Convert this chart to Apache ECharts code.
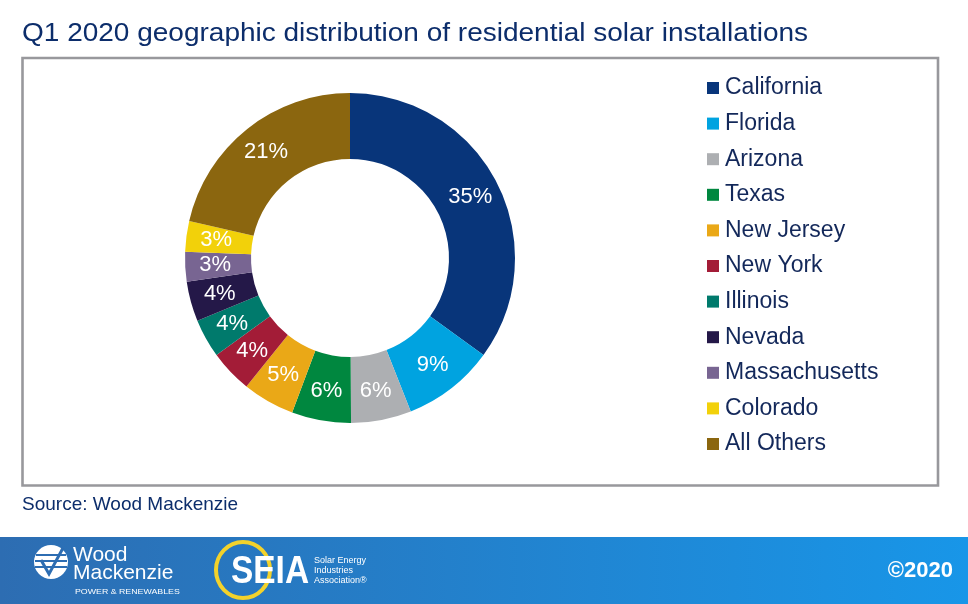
<!DOCTYPE html>
<html>
<head>
<meta charset="utf-8">
<script src="https://cdn.jsdelivr.net/npm/echarts@6/dist/echarts.min.js"></script>
<style>
html,body{margin:0;padding:0;background:#fff;}
#chart{width:968px;height:604px;}
</style>
</head>
<body>
<div id="chart"></div>
<script>
const categories = ['California','Florida','Arizona','Texas','New Jersey','New York','Illinois','Nevada','Massachusetts','Colorado','All Others'];
// shares (labels show rounded values)
const shares = [35.0, 9.0, 5.9, 5.8, 5.1, 4.2, 3.8, 3.9, 2.9, 3.0, 21.4];
const colors = ['#08357a','#00a3e0','#adafb2','#00873f','#eaa817','#a31c37','#007a6c','#241848','#786592','#f2d10a','#8b660f'];
const titleText = 'Q1 2020 geographic distribution of residential solar installations';
const sourceText = 'Source: Wood Mackenzie';

const FONT = "'Liberation Sans', Arial, sans-serif";
const NAVY = '#0c2d6b';

const chart = echarts.init(document.getElementById('chart'), null, {renderer:'canvas'});
const option = {
  animation: false,
  color: colors,
  legend: {
    orient: 'vertical',
    left: 702,
    top: 71,
    icon: 'rect',
    itemWidth: 12,
    itemHeight: 12,
    itemGap: 11.6,
    selectedMode: false,
    data: categories,
    textStyle: {fontFamily: FONT, fontSize: 23, lineHeight: 24, color: '#13285a', padding:[0,0,0,1]}
  },
  series: [{
    type: 'pie',
    center: [350, 258],
    radius: [99, 165],
    startAngle: 90,
    clockwise: true,
    avoidLabelOverlap: false,
    label: {
      show: true,
      position: 'inside',
      formatter: p => Math.round(p.value) + '%',
      color: '#ffffff',
      fontFamily: FONT,
      fontSize: 22
    },
    labelLine: {show:false},
    emphasis: {disabled: true},
    itemStyle: {borderWidth: 0},
    data: categories.map((c,i)=>({name:c, value:shares[i]}))
  }],
  graphic: [
    {type:'rect', z:-1, shape:{x:22.5,y:58,width:915.5,height:427.5}, style:{fill:'none', stroke:'#98989c', lineWidth:2.6}},
    {type:'text', x:22, y:34, scaleX:1.12, style:{text:titleText, font:'25px '+FONT, fill:NAVY, verticalAlign:'middle'}},
    {type:'text', x:22, y:505, style:{text:sourceText, font:'19px '+FONT, fill:NAVY, verticalAlign:'middle'}},
    {type:'rect', shape:{x:0,y:537,width:968,height:67}, style:{fill:new echarts.graphic.LinearGradient(0,0,1,0,[{offset:0,color:'#2d6db2'},{offset:1,color:'#1896e8'}])}},
    // Wood Mackenzie logo
    {type:'circle', shape:{cx:51,cy:562,r:17}, style:{fill:'#ffffff'}},
    {type:'line', shape:{x1:36,y1:555,x2:66,y2:555}, style:{stroke:'#2d6db2', lineWidth:2}},
    {type:'line', shape:{x1:35,y1:561,x2:67,y2:561}, style:{stroke:'#2d6db2', lineWidth:2}},
    {type:'line', shape:{x1:35,y1:567,x2:67,y2:567}, style:{stroke:'#2d6db2', lineWidth:2}},
    {type:'polyline', shape:{points:[[41,560],[49,574],[63,548]]}, style:{stroke:'#2d6db2', lineWidth:3, fill:'none'}},
    {type:'text', x:73, y:555, style:{text:'Wood', font:'21px '+FONT, fill:'#fff', verticalAlign:'middle'}},
    {type:'text', x:73, y:573, style:{text:'Mackenzie', font:'21px '+FONT, fill:'#fff', verticalAlign:'middle'}},
    {type:'text', x:75, y:592, scaleX:1.1, style:{text:'POWER & RENEWABLES', font:'8px '+FONT, fill:'#fff', verticalAlign:'middle'}},
    // SEIA logo
    {type:'ellipse', shape:{cx:243,cy:570,rx:27,ry:28}, style:{fill:'none', stroke:'#f3d22b', lineWidth:4}},
    {type:'text', x:231, y:573, scaleX:0.88, style:{text:'SEIA', font:'bold 38px '+FONT, fill:'#fff', verticalAlign:'middle'}},
    {type:'text', x:314, y:561, style:{text:'Solar Energy', font:'9px '+FONT, fill:'#fff', verticalAlign:'middle'}},
    {type:'text', x:314, y:571, style:{text:'Industries', font:'9px '+FONT, fill:'#fff', verticalAlign:'middle'}},
    {type:'text', x:314, y:581, style:{text:'Association®', font:'9px '+FONT, fill:'#fff', verticalAlign:'middle'}},
    {type:'text', x:953, y:571, style:{text:'©2020', font:'bold 22px '+FONT, fill:'#fff', align:'right', verticalAlign:'middle'}}
  ]
};
chart.setOption(option);
</script>
</body>
</html>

Required work: Reproduce the material word for word, minus the images.

Task answer:
Convert this chart to Apache ECharts code.
<!DOCTYPE html>
<html>
<head>
<meta charset="utf-8">
<script src="https://cdn.jsdelivr.net/npm/echarts@6/dist/echarts.min.js"></script>
<style>
html,body{margin:0;padding:0;background:#fff;}
#chart{width:968px;height:604px;}
</style>
</head>
<body>
<div id="chart"></div>
<script>
const categories = ['California','Florida','Arizona','Texas','New Jersey','New York','Illinois','Nevada','Massachusetts','Colorado','All Others'];
// shares (labels show rounded values)
const shares = [35.0, 9.0, 5.9, 5.8, 5.1, 4.2, 3.8, 3.9, 2.9, 3.0, 21.4];
const colors = ['#08357a','#00a3e0','#adafb2','#00873f','#eaa817','#a31c37','#007a6c','#241848','#786592','#f2d10a','#8b660f'];
const titleText = 'Q1 2020 geographic distribution of residential solar installations';
const sourceText = 'Source: Wood Mackenzie';

const FONT = "'Liberation Sans', Arial, sans-serif";
const NAVY = '#0c2d6b';

const chart = echarts.init(document.getElementById('chart'), null, {renderer:'canvas'});
const option = {
  animation: false,
  color: colors,
  legend: {
    orient: 'vertical',
    left: 702,
    top: 71,
    icon: 'rect',
    itemWidth: 12,
    itemHeight: 12,
    itemGap: 11.6,
    selectedMode: false,
    data: categories,
    textStyle: {fontFamily: FONT, fontSize: 23, lineHeight: 24, color: '#13285a', padding:[0,0,0,1]}
  },
  series: [{
    type: 'pie',
    center: [350, 258],
    radius: [99, 165],
    startAngle: 90,
    clockwise: true,
    avoidLabelOverlap: false,
    label: {
      show: true,
      position: 'inside',
      formatter: p => Math.round(p.value) + '%',
      color: '#ffffff',
      fontFamily: FONT,
      fontSize: 22
    },
    labelLine: {show:false},
    emphasis: {disabled: true},
    itemStyle: {borderWidth: 0},
    data: categories.map((c,i)=>({name:c, value:shares[i]}))
  }],
  graphic: [
    {type:'rect', z:-1, shape:{x:22.5,y:58,width:915.5,height:427.5}, style:{fill:'none', stroke:'#98989c', lineWidth:2.6}},
    {type:'text', x:22, y:34, scaleX:1.12, style:{text:titleText, font:'25px '+FONT, fill:NAVY, verticalAlign:'middle'}},
    {type:'text', x:22, y:505, style:{text:sourceText, font:'19px '+FONT, fill:NAVY, verticalAlign:'middle'}},
    {type:'rect', shape:{x:0,y:537,width:968,height:67}, style:{fill:new echarts.graphic.LinearGradient(0,0,1,0,[{offset:0,color:'#2d6db2'},{offset:1,color:'#1896e8'}])}},
    // Wood Mackenzie logo
    {type:'circle', shape:{cx:51,cy:562,r:17}, style:{fill:'#ffffff'}},
    {type:'line', shape:{x1:36,y1:555,x2:66,y2:555}, style:{stroke:'#2d6db2', lineWidth:2}},
    {type:'line', shape:{x1:35,y1:561,x2:67,y2:561}, style:{stroke:'#2d6db2', lineWidth:2}},
    {type:'line', shape:{x1:35,y1:567,x2:67,y2:567}, style:{stroke:'#2d6db2', lineWidth:2}},
    {type:'polyline', shape:{points:[[41,560],[49,574],[63,548]]}, style:{stroke:'#2d6db2', lineWidth:3, fill:'none'}},
    {type:'text', x:73, y:555, style:{text:'Wood', font:'21px '+FONT, fill:'#fff', verticalAlign:'middle'}},
    {type:'text', x:73, y:573, style:{text:'Mackenzie', font:'21px '+FONT, fill:'#fff', verticalAlign:'middle'}},
    {type:'text', x:75, y:592, scaleX:1.1, style:{text:'POWER & RENEWABLES', font:'8px '+FONT, fill:'#fff', verticalAlign:'middle'}},
    // SEIA logo
    {type:'ellipse', shape:{cx:243,cy:570,rx:27,ry:28}, style:{fill:'none', stroke:'#f3d22b', lineWidth:4}},
    {type:'text', x:231, y:573, scaleX:0.88, style:{text:'SEIA', font:'bold 38px '+FONT, fill:'#fff', verticalAlign:'middle'}},
    {type:'text', x:314, y:561, style:{text:'Solar Energy', font:'9px '+FONT, fill:'#fff', verticalAlign:'middle'}},
    {type:'text', x:314, y:571, style:{text:'Industries', font:'9px '+FONT, fill:'#fff', verticalAlign:'middle'}},
    {type:'text', x:314, y:581, style:{text:'Association®', font:'9px '+FONT, fill:'#fff', verticalAlign:'middle'}},
    {type:'text', x:953, y:571, style:{text:'©2020', font:'bold 22px '+FONT, fill:'#fff', align:'right', verticalAlign:'middle'}}
  ]
};
chart.setOption(option);
</script>
</body>
</html>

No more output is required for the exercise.